Louis Desloges, est né après la guerre mais il garde des souvenirs de ce que sa mère lui racontait. « Ma mère était enceinte quand mon père est décédé. Il a été emprisonné en Allemagne pendant 5 ans et il est revenu en mai 45, mais il était malade car il a été mal opéré. Il a été réopéré à Rennes, mais il n’a pas survécu. Il est décédé en octobre 1950 et je suis né le 1er avril 1951 ».

Jean Bagot est né en 1951, il a en tête des événements passés sur la commune de la Mancellière pendant la Seconde Guerre mondiale et notamment à la ferme des Hersandières qui abritait un QG allié pour percer les lignes ennemies.
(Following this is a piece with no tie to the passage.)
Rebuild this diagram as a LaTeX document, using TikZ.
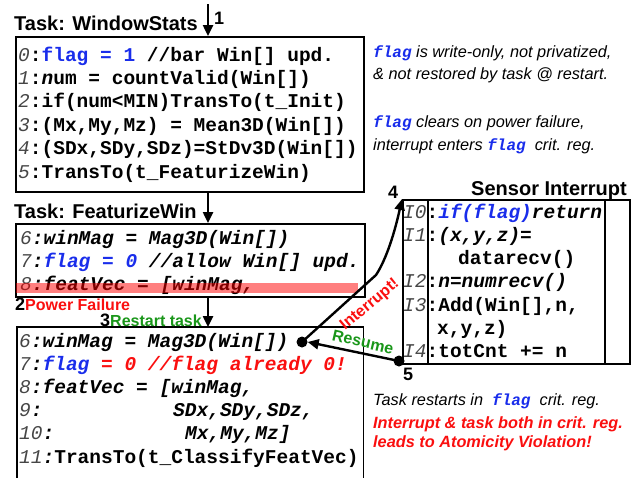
\documentclass[tikz,border=0pt]{standalone}
\usepackage{fontspec}
\setmainfont{Liberation Sans}
\setmonofont{Liberation Mono}
\usetikzlibrary{arrows.meta}
\definecolor{cblue}{RGB}{25,45,235}
\definecolor{cred}{RGB}{250,15,15}
\definecolor{cgreen}{RGB}{25,150,25}
\definecolor{lnumc}{RGB}{70,70,70}
\newcommand\codefont{\fontsize{19.5}{23}\selectfont\ttfamily\bfseries}
\newcommand\Ln[1]{{\mdseries\itshape\color{lnumc}#1}}
\newcommand\flagnote{{\fontsize{16}{18}\selectfont\ttfamily\bfseries\itshape\color{cblue}flag}}
\begin{document}
\begin{tikzpicture}[x=1pt,y=-1pt,
  boxs/.style={draw, line width=1.8, inner sep=0, anchor=north west},
  code/.style={anchor=base west, inner sep=0, font=\codefont},
  icode/.style={anchor=base west, inner sep=0, font=\codefont\itshape},
  note/.style={anchor=base west, inner sep=0, font=\fontsize{16.3}{18}\selectfont\itshape},
  rnote/.style={anchor=base west, inner sep=0, text=cred, font=\fontsize{16.3}{18}\selectfont\bfseries\itshape},
  head/.style={anchor=base west, inner sep=0, font=\fontsize{20}{22}\selectfont\bfseries},
  num/.style={anchor=base west, inner sep=0, font=\fontsize{18}{20}\selectfont\bfseries},
  arr/.style={line width=2.4, -{Triangle[length=11pt,width=10pt]}},
  dot/.style={circle, fill=black, inner sep=0, minimum size=11}]
\useasboundingbox (0,0) rectangle (634,477);

% headings
\node[head] (h1) at (14,30) {Task: WindowStats};
\node[head] (h2) at (14,218) {Task: FeaturizeWin};
\node[head, anchor=base east] (h3) at (627,195) {Sensor Interrupt};

% boxes
\node[boxs, minimum width=348, minimum height=155] (b1) at (15,36) {};
\node[boxs, minimum width=349, minimum height=73] (b2) at (15,223) {};
\node[inner sep=0, anchor=north west, minimum width=346, minimum height=152] (b3) at (17,327) {};
\draw[line width=1.8] (b3.south west) -- (b3.north west) -- (b3.north east) -- (b3.south east);
\node[boxs, minimum width=227, minimum height=164] (ib) at (402,199) {};
\draw[line width=1.8] ([xshift=26]ib.north west) -- ([xshift=26]ib.south west);
\draw[line width=1.8] ([xshift=-26]ib.north east) -- ([xshift=-26]ib.south east);

% box 1 code
\node[code] (l0) at (18,61) {\Ln{0}:{\color{cblue}flag = 1} //bar Win[] upd.};
\node[code] (l1) at (18,84.4) {\Ln{1}:{\itshape n}um = countValid(Win[])};
\node[code] (l2) at (18,107.8) {\Ln{2}:if(num<MIN)TransTo(t\_Init)};
\node[code] (l3) at (18,131.2) {\Ln{3}:(Mx,My,Mz) = Mean3D(Win[])};
\node[code] (l4) at (18,154.6) {\Ln{4}:(SDx,SDy,SDz)=StDv3D(Win[])};
\node[code] (l5) at (18,178) {\Ln{5}:TransTo(t\_FeaturizeWin)};

% box 2 code
\node[icode] (m6) at (20,244) {\Ln{6}:winMag = Mag3D(Win[])};
\node[icode] (m7) at (20,267) {\Ln{7}:{\color{cblue}flag = 0} //allow Win[] upd.};
\node[icode] (m8) at (20,290) {\Ln{8}:featVec = [winMag,};
\fill[red, opacity=0.5] (16,283) rectangle (358,293);

% box 3 code
\node[icode] (r6) at (19,347) {\Ln{6}:winMag = Mag3D(Win[])};
\node[icode] (r7) at (19,370.2) {\Ln{7}:{\color{cblue}flag} {\color{cred}= 0 //flag already 0!}};
\node[icode] (r8) at (19,393.4) {\Ln{8}:featVec = [winMag,};
\node[icode] (r9) at (19,416.6) {\Ln{9}:};
\node[icode] (r9b) at (173,416.6) {SDx,SDy,SDz,};
\node[icode] (r10) at (19,439.8) {\Ln{10}:};
\node[icode] (r10b) at (185,439.8) {Mx,My,Mz]};
\node[icode] (r11) at (19,463) {\Ln{11}:{\upshape TransTo(t\_ClassifyFeatVec)}};

% interrupt code
\node[code] (i0) at (403,218) {\Ln{I0}:{\itshape\color{cblue}if(flag)}{\itshape return}};
\node[code] (i1) at (403,241) {\Ln{I1}:{\itshape (x,y,z)=}};
\node[code] (i1b) at (458,264) {datarecv()};
\node[code] (i2) at (403,287) {\Ln{I2}:{\itshape n=numrecv()}};
\node[code] (i3) at (403,311) {\Ln{I3}:Add(Win[],n,};
\node[code] (i3b) at (437,334) {x,y,z)};
\node[code] (i4) at (403,357) {\Ln{I4}:totCnt += n};

% notes
\node[note] (n1) at (373,57) {\flagnote{} is write-only, not privatized,};
\node[note] (n2) at (373,79) {\& not restored by task @ restart.};
\node[note] (n3) at (373,127) {\flagnote{} clears on power failure,};
\node[note] (n4) at (373,150) {interrupt enters \flagnote\ \ crit. reg.};
\node[note] (n5) at (373,405) {Task restarts in\ \ \flagnote\ \ crit. reg.};
\node[rnote] (n6) at (373,428) {Interrupt \& task both in crit. reg.};
\node[rnote] (n7) at (373,447) {leads to Atomicity Violation!};

% step labels
\node[num] (k1) at (214,24) {1};
\node[num] (k2) at (15,310) {2{\color{cred}\fontsize{16}{18}\selectfont Power Failure}};
\node[num] (k3) at (100,326) {3{\color{cgreen}\fontsize{16}{18}\selectfont Restart task}};
\node[num] (k4) at (388,198) {4};
\node[num] (k5) at (403,380) {5};

% vertical arrows
\coordinate (top) at (208,4);
\draw[arr] (top) -- (top |- b1.north);
\draw[arr] (b1.south -| top) -- (b2.north -| top);
\draw[arr] (b2.south -| top) -- (b3.north -| top);

% interrupt / resume
\node[dot] (d1) at (302,342) {};
\node[dot] (d2) at (399,361) {};
\coordinate (bend) at (376,275);
\draw[arr] (d1.center) -- (bend) .. controls (384,263) and (393,240) .. (ib.north west);
\draw[arr] (d2.center) -- (d1.east);
\node[inner sep=0, rotate=40, text=cred, font=\fontsize{16}{18}\selectfont\bfseries] (lint) at (370,305) {Interrupt!};
\node[inner sep=0, rotate=-13, text=cgreen, font=\fontsize{16}{18}\selectfont\bfseries] (lres) at (363,342) {Resume};
\end{tikzpicture}
\end{document}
Une solidarité pendant la guerre
Maurice Orvain rappelle qu’il y avait 156 prisonniers de guerre dont 30 sont morts sur le canton d’Isigny-le-Buat. « Ce qui mettait en difficulté les exploitations familiales. Il a eu une solidarité exemplaire. Le beau-frère, l’oncle qui aidait sa belle-fille à la ferme et à faire les travaux. Ma maman avait accueilli un Parisien pour le nourrir. C’était la restriction complète, les Allemands prenaient tout ce qu’il fallait pour qu’ils vivent moins bien ». Un épisode a marqué sa vie d’enfant : « J’ai eu la peur en 1944, car ma maman avait protégé un malgré nous ». Ce sont des jeunes de 17, 18 ans qui ont incorporé de force des Alsaciens et des Lorrains dans l’armée allemande pour combattre la France. « À Montigny, pendant la bataille de Mortain, il y avait un régiment SS et il y avait deux jeunes qui ont déserté l’armée allemande pour trouver refuge à Montigny. Ils sont arrivés chez ma mère et mon oncle. Tout se passait bien jusqu’au jour où un état-major allemand est arrivé à la ferme des Godinières pour prendre la maison et environ 80 soldats étaient dans la grange. J’avais 5 ans, ça a été un traumatisme », explique-t-il.

Il y a eu aussi des réquisitions d’animaux, mais aussi de la nourriture. « Ma mère m’a raconté que les Allemands choisissaient les animaux qui leur plaisaient pour remplacer ceux qui étaient blessés pendant la guerre », explique Louis Desloges. À l’issue des entretiens, cette production audiovisuelle sera donnée à la mairie et une projection aura lieu.